Le canardeur
Après avoir signé le scénario de Magnum Force, correctif subtil du radical Dirty Harry réalisé par Don Siegel trois ans plus tôt, le débutant Michael Cimino écrit Le canardeur et propose à la star du moment, Clint Eastwood, le rôle principal. Contre toute attente, Eastwood accepte et ira même jusqu’à produire le film, sous l’égide de sa jeune compagnie Malpaso.
Pourtant, si Le canardeur ressemble de loin à un road‑movie typique de ceux qui fleurissent dans le cinéma américain des années 70, de près, il s’en écarte souvent, cherchant sans cesse l’équilibre entre l’enthousiasme juvénile de Lighfoot, idéaliste paumé interprété par Jeff Bridges, et Thunderbolt, un ancien de la guerre de Corée et ex‑casseur de coffre, dépositaire d’un monde déjà classique en voie de disparition.

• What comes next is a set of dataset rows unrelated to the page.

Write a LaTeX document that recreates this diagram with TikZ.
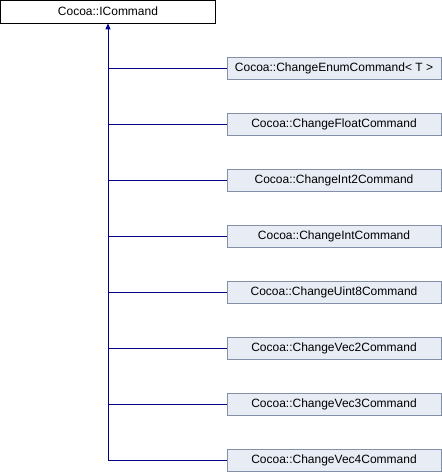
\documentclass[tikz,border=0pt]{standalone}
\usepackage{fontspec}
\setmainfont{Liberation Sans}
\usetikzlibrary{arrows.meta}
\definecolor{boxfill}{HTML}{E8ECF5}
\definecolor{boxline}{HTML}{8490A8}
\definecolor{edge}{HTML}{00008B}
\begin{document}
\begin{tikzpicture}[x=1pt,y=-1pt,
  basebox/.style={draw=black,fill=white,minimum width=215pt,minimum height=23pt,inner sep=0pt,font=\fontsize{12}{14}\selectfont,line width=0.8pt},
  subbox/.style={draw=boxline,fill=boxfill,minimum width=214pt,minimum height=22pt,inner sep=0pt,font=\fontsize{12}{14}\selectfont,line width=0.8pt},
  link/.style={draw=edge,line width=0.9pt}]
\useasboundingbox (0,0) rectangle (442,472);
\node[basebox] (base) at (108,11.5) {Cocoa::ICommand};
\node[subbox] (c1) at (334,68.5) {Cocoa::ChangeEnumCommand< T >};
\node[subbox] (c2) at (334,124.5) {Cocoa::ChangeFloatCommand};
\node[subbox] (c3) at (334,180.5) {Cocoa::ChangeInt2Command};
\node[subbox] (c4) at (334,236.5) {Cocoa::ChangeIntCommand};
\node[subbox] (c5) at (334,292.5) {Cocoa::ChangeUint8Command};
\node[subbox] (c6) at (334,348.5) {Cocoa::ChangeVec2Command};
\node[subbox] (c7) at (334,404.5) {Cocoa::ChangeVec3Command};
\node[subbox] (c8) at (334,460.5) {Cocoa::ChangeVec4Command};
\coordinate (bot) at (108,460.5);
\draw[link,-{Triangle[length=6pt,width=5pt]}] (bot) -- (base.south);
\foreach \i in {1,...,8} {
  \draw[link] (c\i.west) -- (bot |- c\i.west);
}
\end{tikzpicture}
\end{document}
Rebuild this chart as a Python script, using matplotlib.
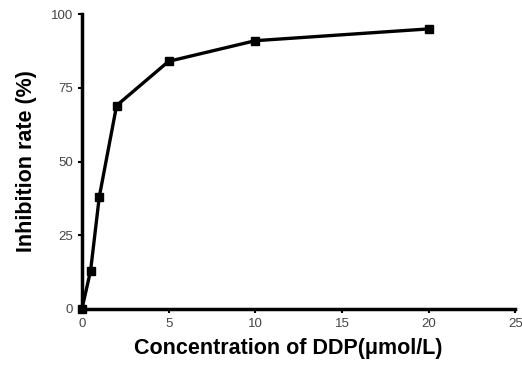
import matplotlib
matplotlib.use('Agg')
import matplotlib.pyplot as plt

# concentration of DDP (umol/L) and inhibition rate (%)
conc = [0, 0.5, 1, 2, 5, 10, 20]
inhibition = [0, 13, 38, 69, 84, 91, 95]

xticks = [0, 5, 10, 15, 20, 25]
yticks = [0, 25, 50, 75, 100]

plt.rcParams['font.family'] = ['Liberation Sans', 'DejaVu Sans']

fig = plt.figure(figsize=(5.22, 3.73), dpi=100)
ax = fig.add_axes([0.157, 0.172, 0.83, 0.79])

ax.plot(conc, inhibition, color='black', lw=2.4, marker='s', ms=5.5, clip_on=False, zorder=5)

ax.set_xlim(0, 25)
ax.set_ylim(0, 100)
ax.set_xticks(xticks)
ax.set_yticks(yticks)
ax.tick_params(direction='out', length=3, width=1.5, labelsize=9.5, labelcolor='#444444')

for s in ['top', 'right']:
    ax.spines[s].set_visible(False)
for s in ['left', 'bottom']:
    ax.spines[s].set_linewidth(2.5)

ax.set_xlabel('Concentration of DDP(\u03bcmol/L)', fontsize=15.5, fontweight='bold', labelpad=9)
ax.xaxis.set_label_coords(0.475, -0.1, transform=ax.transAxes)
ax.xaxis.label.set_va('top')
ax.set_ylabel('Inhibition rate (%)', fontsize=15.5, fontweight='bold', labelpad=10)

fig.savefig('out.png', dpi=100)
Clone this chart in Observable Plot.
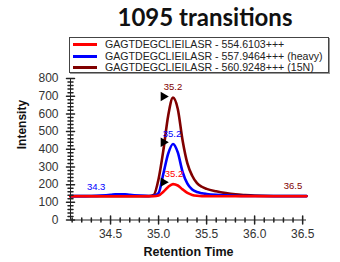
<!DOCTYPE html>
<html><head><meta charset="utf-8">
<script src="https://cdn.jsdelivr.net/npm/d3@7"></script>
<script src="https://cdn.jsdelivr.net/npm/@observablehq/plot@0.6"></script>
<style>
body{margin:0;width:340px;height:262px;position:relative;background:#fff;overflow:hidden;font-family:"Liberation Sans",Arial,sans-serif}
#title{position:absolute;left:115px;top:0;width:180px;text-align:center;font-family:Lato,sans-serif;font-weight:bold;font-size:24px;line-height:34px;color:#111}
#legend{position:absolute;left:69px;top:37px;width:258px;height:34px;border:1px solid #444;box-shadow:1px 1px 0 #999;background:#fff}
.row{position:absolute;left:0;height:11px;font-size:10.6px;line-height:11px;color:#222;white-space:nowrap}
.swatch{position:absolute;left:3px;top:4px;width:24px;height:3px}
.lbl{position:absolute;left:35px;top:0}
#chart{position:absolute;left:0;top:74px}
</style></head>
<body>
<div id="title">1095 transitions</div>
<div id="legend"></div>
<div id="chart"></div>
<script>
const seriesNames = ["GAGTDEGCLIEILASR - 554.6103+++", "GAGTDEGCLIEILASR - 557.9464+++ (heavy)", "GAGTDEGCLIEILASR - 560.9248+++ (15N)"];
const seriesColors = ["#ff0000", "#0000ff", "#800000"];
const times = [34.08, 34.2, 34.3, 34.4, 34.5, 34.55, 34.6, 34.65, 34.7, 34.8, 34.9, 34.95, 35.0, 35.05, 35.1, 35.15, 35.2, 35.25, 35.3, 35.35, 35.4, 35.45, 35.5, 35.6, 35.7, 35.8, 35.9, 36.0, 36.2, 36.4, 36.54];
const lightValues = [134,134,134,134,134,134,134,134,134,134,134,134,138,160,187,203,195,173,153,142,137,135,135,134,134,134,134,134,134,134,134];
const heavyValues = [135,135,136,138,142,145,146,145,142,138,136,137,152,262,375,430,382,272,205,172,158,151,147,142,139,137,136,136,135,135,135];
const n15Values = [135,135,135,135,135,135,135,135,135,135,135,142,232,395,590,692,628,450,320,250,208,188,176,162,152,145,141,138,136,136,136];
const markerTimes = [35.05, 35.05, 35.05];
const markerValues = [214, 440, 698];
const labelTimes = [35.16, 35.14, 35.15, 34.35, 36.4];
const labelValues = [259, 487, 751, 185, 190];
const labelTexts = ["35.2", "35.2", "35.2", "34.3", "36.5"];
const labelSeries = [0, 1, 2, 1, 2];
const xMajor = [34.5, 35.0, 35.5, 36.0, 36.5];
const xMinor = [34.1,34.2,34.3,34.4,34.6,34.7,34.8,34.9,35.1,35.2,35.3,35.4,35.6,35.7,35.8,35.9,36.1,36.2,36.3,36.4];
const yMajor = [0,100,200,300,400,500,600,700,800];
const yMinor = d3.range(0, 801, 20).filter(v => v % 100 !== 0);
const xDomain = [34.083, 36.54];
const yDomain = [0, 800];

// legend
const legend = document.getElementById("legend");
seriesNames.forEach((name, i) => {
  const row = document.createElement("div");
  row.className = "row";
  row.style.top = (1 + i * 11.5) + "px";
  row.style.width = "258px";
  row.innerHTML = `<span class="swatch" style="background:${seriesColors[i]}"></span><span class="lbl"></span>`;
  row.querySelector(".lbl").textContent = name;
  legend.appendChild(row);
});

const series = [lightValues, heavyValues, n15Values].map((vals, s) => times.map((t, i) => ({t, v: vals[i], s})));
const tickShape = {draw(context, l) { context.moveTo(0, 0); context.lineTo(0, -l); }};
const labels = labelTexts.map((text, i) => ({t: labelTimes[i], v: labelValues[i], text, c: seriesColors[labelSeries[i]]}));
const markers = markerTimes.map((t, i) => ({t, v: markerValues[i]}));

const plot = Plot.plot({
  width: 340,
  height: 188,
  marginTop: 4,
  marginLeft: 70,
  marginRight: 34,
  marginBottom: 42.5,
  style: {fontFamily: "'Liberation Sans', Arial, sans-serif", fontSize: "12px", color: "#333", background: "transparent", overflow: "visible"},
  x: {domain: xDomain, axis: null},
  y: {domain: yDomain, axis: null},
  marks: [
    Plot.axisX(xMajor, {tickSize: 0, tickPadding: 9, tickFormat: d3.format(".1f"), fontSize: 12, label: null}),
    Plot.axisY(yMajor, {tickSize: 0, tickPadding: 12, fontSize: 12, label: null}),
    Plot.line(series[2], {x: "t", y: "v", stroke: seriesColors[2], strokeWidth: 2.6, curve: "monotone-x"}),
    Plot.line(series[1], {x: "t", y: "v", stroke: seriesColors[1], strokeWidth: 2.6, curve: "monotone-x"}),
    Plot.line(series[0], {x: "t", y: "v", stroke: seriesColors[0], strokeWidth: 2.6, curve: "monotone-x"}),
    Plot.ruleY([yDomain[0]], {stroke: "#222"}),
    Plot.ruleX([xDomain[0]], {stroke: "#222"}),
    Plot.vector(xMajor, {x: d => d, frameAnchor: "bottom", length: 8, anchor: "middle", shape: tickShape, stroke: "#222"}),
    Plot.vector(xMinor, {x: d => d, frameAnchor: "bottom", length: 4, anchor: "middle", shape: tickShape, stroke: "#222"}),
    Plot.vector(yMajor, {y: d => d, frameAnchor: "left", length: 8, rotate: 90, anchor: "middle", shape: tickShape, stroke: "#222"}),
    Plot.vector(yMinor, {y: d => d, frameAnchor: "left", length: 5, rotate: 90, anchor: "middle", shape: tickShape, stroke: "#222"}),
    Plot.dot(markers, {x: "t", y: "v", symbol: "triangle", rotate: 90, r: 3.5, fill: "black", stroke: null}),
    Plot.text(labels, {x: "t", y: "v", text: "text", fill: "c", fontSize: 9.5}),
    Plot.text(["Retention Time"], {frameAnchor: "bottom", dy: 36, fontWeight: "bold", fontSize: 12.5, fill: "#111"}),
    Plot.text(["Intensity"], {frameAnchor: "left", dx: -48, rotate: -90, fontWeight: "bold", fontSize: 12, fill: "#111"})
  ]
});
document.getElementById("chart").appendChild(plot);
</script>
</body></html>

Certains des grands thèmes du cinéma du futur réalisateur de Voyage au bout de l’enfer sont déjà présents : l’omniprésence de la nature (le film fut tourné dans le Montana et Cimino a repéré tous les lieux en parcourant la ligne de l’expédition menée par Lewis et Clark au tout du début du XIXe siècle), l’incertitude existentielle de l’homme confronté à son immensité et ce sentiment si proustien que les choses arrivent enfin, mais trop tard.
Ici, c’est une petite école de l’époque des pionniers qui permet à Cimino de nouer les deux fils trajectoires qui se croisent pendant tout le film : d’un côté le récit classique de deux hommes en quête d’un butin (et tous les codes du genre respectés en surface), de l’autre, la conviction très fordienne que le rêve d’Amérique existe encore, quelque part et en dépit des blessures de l’Histoire, au cœur de ses grands espaces.
Après l’énorme succès obtenu par Le canardeur, Eastwood propose à Cimino de produire ses trois prochains films. Mais ce dernier refuse : « Je ne voulais pas me sentir prisonnier et faire trois films avec le même acteur. Je ne sais pas ce qui ce serait passer si j’avais accepté. N’importe qui d’autre aurait dit oui ! C’est peut-être la plus grosse erreur que j’ai jamais faite ? Qui peut savoir aujourd’hui ? ».